The Games will be used as the initiative to launch the Beijing Capital City Airport Plan, which involves extensive development in the airport area. Under the master plan, 100 sq km has been earmarked for Capital Airport City, with 1,000 sq kms tagged for associated infrastructure.

This includes a ring road around the Capital Airport City, schools, housing, recreational amenities such as theme parks and golf courses, conference and exhibition centres, finance, transport, business and shopping centres, as well as logistics and other associated transport facilities.

It will include the first Chinese air free-trade zone, which the authorities see as a blueprint for world air free-trade zones. Located adjacent to the airport, it will be the first inland free-trade port in China, with key international links. The authorities envisage the ambitious plan making BCIA the largest logistics hub in the Asia-Pacific region. A total of 24 sqkm has been allocated for the airport zone, which will be the main base for China's aviation industry. The new terminal would add extra capacity for 31 million passengers to existing facilities for 30 million, said Mr Sauvalle. One hundred new aircraft stands will be added to the current 80.

The challenges lay in building a new airport right beside an existing one, with a single airport authority, Mr Sauvalle said.

The terminal will be the hub for Air China. This would require close co-operation with the airport authority on how best to maximise its use, he said.
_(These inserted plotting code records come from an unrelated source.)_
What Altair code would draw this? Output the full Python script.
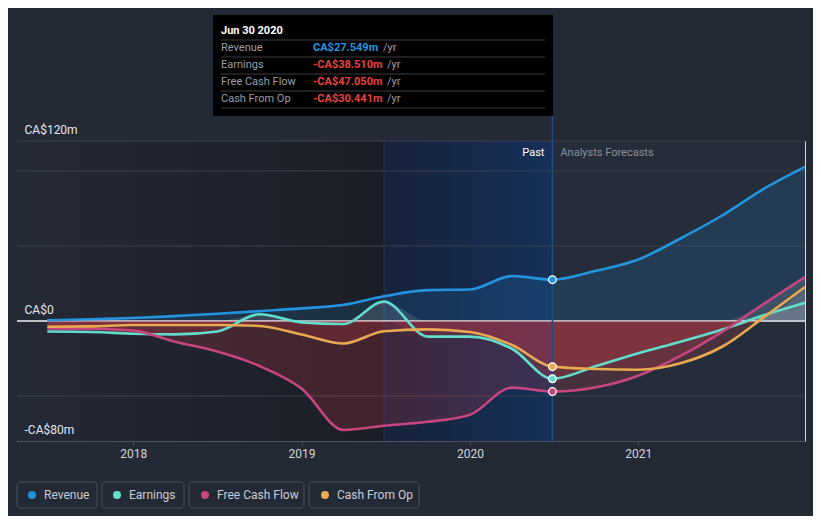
import altair as alt
import pandas as pd

# ---------------- data ----------------
series_names = ["Revenue", "Earnings", "Free Cash Flow", "Cash From Op"]
series_colors = ["#2394df", "#62ddcc", "#c8457f", "#e9a950"]

t_all = [2017.49, 2017.75, 2018.0, 2018.25, 2018.5, 2018.75, 2019.0, 2019.25,
         2019.49, 2019.75, 2020.0, 2020.25, 2020.49,
         2020.75, 2021.0, 2021.25, 2021.5, 2021.75, 2021.99]

revenue = [0.5, 1.2, 2.0, 3.3, 4.8, 6.6, 8.4, 10.8,
           16.5, 20.6, 21.0, 30.0, 27.549,
           33.5, 41.0, 55.0, 70.5, 88.4, 102.7]
earnings = [-7.0, -7.3, -8.5, -8.9, -7.0, 4.5, -0.9, -2.0,
            12.9, -10.4, -10.4, -18.5, -38.51,
            -30.0, -21.5, -13.8, -5.6, 4.0, 12.2]
free_cash_flow = [-4.9, -5.2, -6.4, -13.8, -20.4, -30.0, -45.0, -72.7,
                  -69.8, -67.2, -62.5, -44.4, -47.05,
                  -44.2, -36.5, -23.3, -7.1, 11.8, 29.3]
cash_from_op = [-3.8, -3.6, -2.7, -2.7, -2.7, -3.3, -9.0, -15.0,
                -6.8, -5.6, -7.3, -16.0, -30.441,
                -32.0, -32.5, -28.2, -17.0, 2.9, 22.7]

x_ticks = [2018, 2019, 2020, 2021]
y_label_values = [-80, 0, 120]
grid_values = [120, 100, 50, -50]
regions_start = [2017.31, 2019.49, 2020.49]
regions_end = [2019.49, 2020.49, 2021.99]
past_start = 2019.49
past_end = 2020.49

tip_title = "Jun 30 2020"
tip_labels = ["Revenue", "Earnings", "Free Cash Flow", "Cash From Op"]
tip_values = ["CA$27.549m", "-CA$38.510m", "-CA$47.050m", "-CA$30.441m"]
tip_colors = ["#2394df", "#e8403f", "#e8403f", "#e8403f"]

# ---------------- tables ----------------
rows = []
for name, vals in zip(series_names, [revenue, earnings, free_cash_flow, cash_from_op]):
    for t, v in zip(t_all, vals):
        rows.append({"t": t, "v": v, "series": name})
df = pd.DataFrame(rows)
df["neg"] = df["v"].clip(upper=0)
df["pos"] = df["v"].clip(lower=0)
df["zero"] = 0.0
rev_df = df[df.series == "Revenue"]
oth_df = df[df.series != "Revenue"]
pt_df = df[df.t == past_end]

reg_df = pd.DataFrame({"x1": regions_start, "x2": regions_end, "k": ["left", "past", "fc"]})
grid_df = pd.DataFrame({"g": grid_values})
one = pd.DataFrame({"a": [0]})

FONT = "Roboto"
XS = alt.Scale(domain=[2017.31, 2021.99], nice=False, zero=False)
YS = alt.Scale(domain=[-80, 120], nice=False, zero=False)
XA = alt.Axis(values=x_ticks, format="d", title=None, grid=False,
              domainColor="#4b5261", tickColor="#4b5261", tickSize=4,
              labelColor="#d3d6dc", labelFontSize=12, labelPadding=3,
              labelFont=FONT, zindex=1)
YA = alt.Axis(values=y_label_values, title=None, grid=False, domain=False,
              ticks=False, tickSize=0, labelAlign="left", labelBaseline="bottom",
              labelPadding=-7, labelOffset=-5, labelColor="#e6e8ec",
              labelFontSize=12, labelFont=FONT, zindex=1,
              labelExpr="datum.value == 120 ? 'CA$120m' : (datum.value == 0 ? 'CA$0' : '-CA$80m')")


def X(field):
    return alt.X(field, scale=XS, axis=XA)


def Y(field):
    return alt.Y(field, scale=YS, axis=YA)


layers = []

# background regions
grad_left = alt.LinearGradient(gradient="linear", x1=0, x2=1, y1=0, y2=0,
                               stops=[alt.GradientStop(offset=0, color="#242936"),
                                      alt.GradientStop(offset=1, color="#1b1e26")])
grad_past = alt.LinearGradient(gradient="linear", x1=0, x2=1, y1=0, y2=0,
                               stops=[alt.GradientStop(offset=0, color="#17223a"),
                                      alt.GradientStop(offset=1, color="#15305a")])
base_reg = alt.Chart(reg_df)
for key, fill in [("left", grad_left), ("past", grad_past), ("fc", "#252d3b")]:
    layers.append(base_reg.transform_filter(alt.datum.k == key).mark_rect(color=fill)
                  .encode(x=X("x1:Q"), x2="x2:Q", y=alt.value(0), y2=alt.value(300)))

# gridlines
layers.append(alt.Chart(grid_df).mark_rule(color="#3a404c", strokeWidth=1)
              .encode(y=Y("g:Q"), x=alt.value(0), x2=alt.value(788)))

# region edge line
layers.append(alt.Chart(one).mark_rule(color="#22355a", strokeWidth=1)
              .encode(x=alt.datum(past_start), y=alt.value(0), y2=alt.value(300)))

# zero line
layers.append(alt.Chart(one).mark_rule(color="#f2f2f2", strokeWidth=1.5)
              .encode(y=alt.datum(0), x=alt.value(0), x2=alt.value(788)))

# areas
layers.append(alt.Chart(rev_df).mark_area(color="#2394df", opacity=0.15, interpolate="monotone")
              .encode(x=X("t:Q"), y=Y("v:Q"), y2="zero:Q"))
for name in series_names[1:]:
    sub = oth_df[oth_df.series == name]
    layers.append(alt.Chart(sub).mark_area(color="#dc3c46", opacity=0.2, interpolate="monotone")
                  .encode(x=X("t:Q"), y=Y("neg:Q"), y2="zero:Q"))
    layers.append(alt.Chart(sub).mark_area(color="#e8eaee", opacity=0.13, interpolate="monotone")
                  .encode(x=X("t:Q"), y=Y("pos:Q"), y2="zero:Q"))

# past marker line
layers.append(alt.Chart(one).mark_rule(color="#1d4c82", strokeWidth=1.5)
              .encode(x=alt.datum(past_end), y=alt.value(-25), y2=alt.value(300)))

color_scale = alt.Scale(domain=series_names, range=series_colors)

# lines
layers.append(alt.Chart(df).mark_line(strokeWidth=2.6, interpolate="monotone")
              .encode(x=X("t:Q"), y=Y("v:Q"),
                      color=alt.Color("series:N", scale=color_scale, legend=None),
                      detail="series:N"))

# points at the cursor date
layers.append(alt.Chart(pt_df).mark_circle(size=60, opacity=1, stroke="#ffffff", strokeWidth=1.2)
              .encode(x=X("t:Q"), y=Y("v:Q"),
                      color=alt.Color("series:N", scale=color_scale, legend=None)))

# past / forecast labels
layers.append(alt.Chart(one).mark_text(text="Past", align="right", baseline="middle", dx=-8,
                                       color="#ffffff", fontSize=11, font=FONT)
              .encode(x=alt.datum(past_end), y=alt.value(12)))
layers.append(alt.Chart(one).mark_text(text="Analysts Forecasts", align="left", baseline="middle", dx=8,
                                       color="#8b909a", fontSize=11, font=FONT)
              .encode(x=alt.datum(past_end), y=alt.value(12)))

# tooltip box
layers.append(alt.Chart(one).mark_rect(color="#000000")
              .encode(x=alt.value(196), x2=alt.value(536), y=alt.value(-126), y2=alt.value(-25)))
layers.append(alt.Chart(one).mark_text(text=tip_title, align="left", baseline="middle",
                                       color="#ffffff", fontSize=11, fontWeight="bold", font=FONT)
              .encode(x=alt.value(204), y=alt.value(-110)))
yr_x = [366, 370, 370, 370]
for i in range(5):
    layers.append(alt.Chart(one).mark_rule(color="#3c3c3c", strokeWidth=1)
                  .encode(x=alt.value(204), x2=alt.value(528), y=alt.value(-101 + 17 * i)))
for i, (lab, val, col) in enumerate(zip(tip_labels, tip_values, tip_colors)):
    yy = -93 + 17 * i
    layers.append(alt.Chart(one).mark_text(text=lab, align="left", baseline="middle",
                                           color="#9a9ea6", fontSize=11, font=FONT)
                  .encode(x=alt.value(204), y=alt.value(yy)))
    layers.append(alt.Chart(one).mark_text(text=val, align="left", baseline="middle",
                                           color=col, fontSize=11, fontWeight="bold", font=FONT)
                  .encode(x=alt.value(296), y=alt.value(yy)))
    layers.append(alt.Chart(one).mark_text(text="/yr", align="left", baseline="middle",
                                           color="#9a9ea6", fontSize=11, font=FONT)
                  .encode(x=alt.value(yr_x[i]), y=alt.value(yy)))

# legend (boxes, dots, labels)
box_x1 = [0, 85, 172, 292]
box_x2 = [80, 167, 287, 402]
dot_x = [15, 100, 188, 308]
for name, col, a, b, dx in zip(series_names, series_colors, box_x1, box_x2, dot_x):
    layers.append(alt.Chart(one).mark_rect(fill=None, stroke="#4a505c", strokeWidth=1, cornerRadius=3)
                  .encode(x=alt.value(a), x2=alt.value(b), y=alt.value(341), y2=alt.value(367)))
    layers.append(alt.Chart(one).mark_circle(size=64, opacity=1, color=col)
                  .encode(x=alt.value(dx), y=alt.value(354)))
    layers.append(alt.Chart(one).mark_text(text=name, align="left", baseline="middle",
                                           color="#c8ccd4", fontSize=12, font=FONT)
                  .encode(x=alt.value(dx + 12), y=alt.value(354)))

chart = alt.layer(*layers).properties(
    width=788, height=300,
    autosize=alt.AutoSizeParams(type="none"),
    padding={"left": 9, "top": 133, "right": 8, "bottom": 75},
    background="#242936",
).configure_view(stroke=None).configure(font=FONT)

chart.save("out.html", embed_options={"renderer": "svg", "actions": False})
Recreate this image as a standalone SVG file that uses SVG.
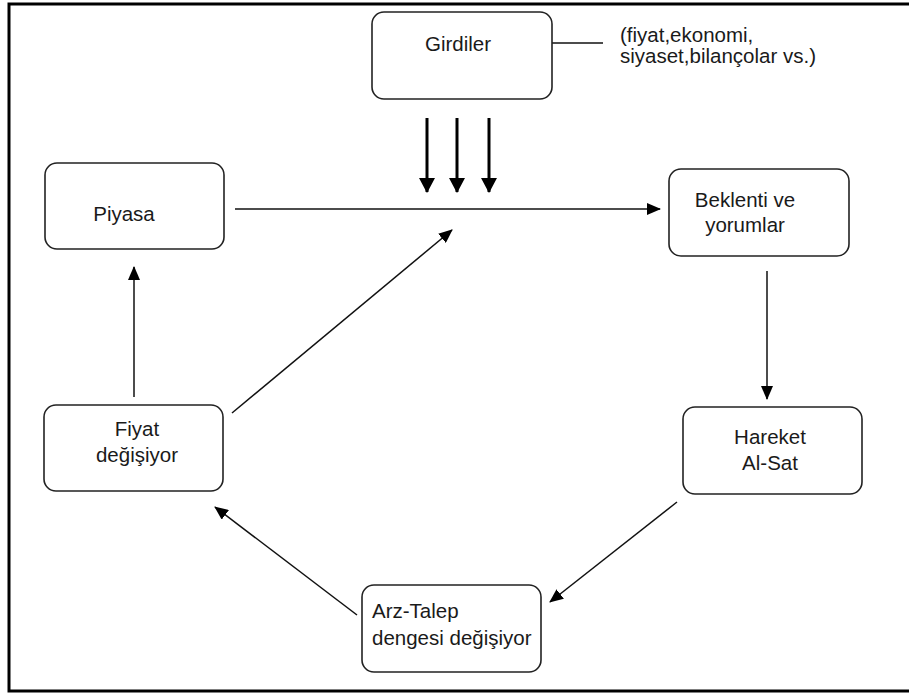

As its hub, Air China will be responsible not just for aircraft handling but also for passengers - arrivals and departures. 'There is still a lot to be done sorting out how that will work,' Mr Sauvalle added.

Air China is not a shareholder in the government-backed Beijing Capital Airport Holding, of which BCIA is a subsidiary. BCIA retains 65 per cent of its stock, with 35 per cent publicly held shares listed in Hong Kong. ADP has a 10 per cent stake. For the new terminal, BCIA would operate and buy the facilities from the mother company, Mr Sauvalle said, although no formal way of financing the project had yet been finalised. Any loans to BCIA could be in the form of shares.

The airport authority was keen to separate operations in the new terminal from management and one of the pressing tasks was to clarify who would do what, he said.

Presently, BCIA runs some non-aeronautical services itself, including retail, and has recently taken restaurants back from concessionaires. But in the new building, BCIA wanted to shift from operations mode to management mode with fixed contracts, Mr Sauvalle said. 'They are thinking, 'why do everything ourselves when we can contract it out?' - maybe having subcontracting and formalised contracts will prove to be more effective. That poses the big question - how do you have good contracts which ensure good services?'

How retailing would be run had not yet been decided but concessionaires would be sought for bars and restaurants, Mr Sauvalle said.

BCIA has seen rapid first-quarter growth of 16 per cent year on year for Hong Kong and Macau traffic, with strong domestic growth boosting overall numbers by 15 per cent for the first three months, compared with the pre-Sars period of last year.

But the 15 per cent overall figure masked a 3 per cent fall in international passengers in the same period, Mr Sauvalle said. The first quarter saw 7.4 million passengers.

BCIA has budgeted for 30 million passengers this year, with forecasts for 32 million by next year, 50 million by 2010 and 64 million by 2015.

Far from a boom, the Olympics would create only a temporary blip in inbound passengers, said Mr Sauvalle. 'It will be the same as Sars in reverse,' he said, with a strong temporary boost in the six months before and during the Games.

Long term, growth in Beijing's traffic would come from outbound mainland traffic, not a huge increase in inbound international passengers, he said.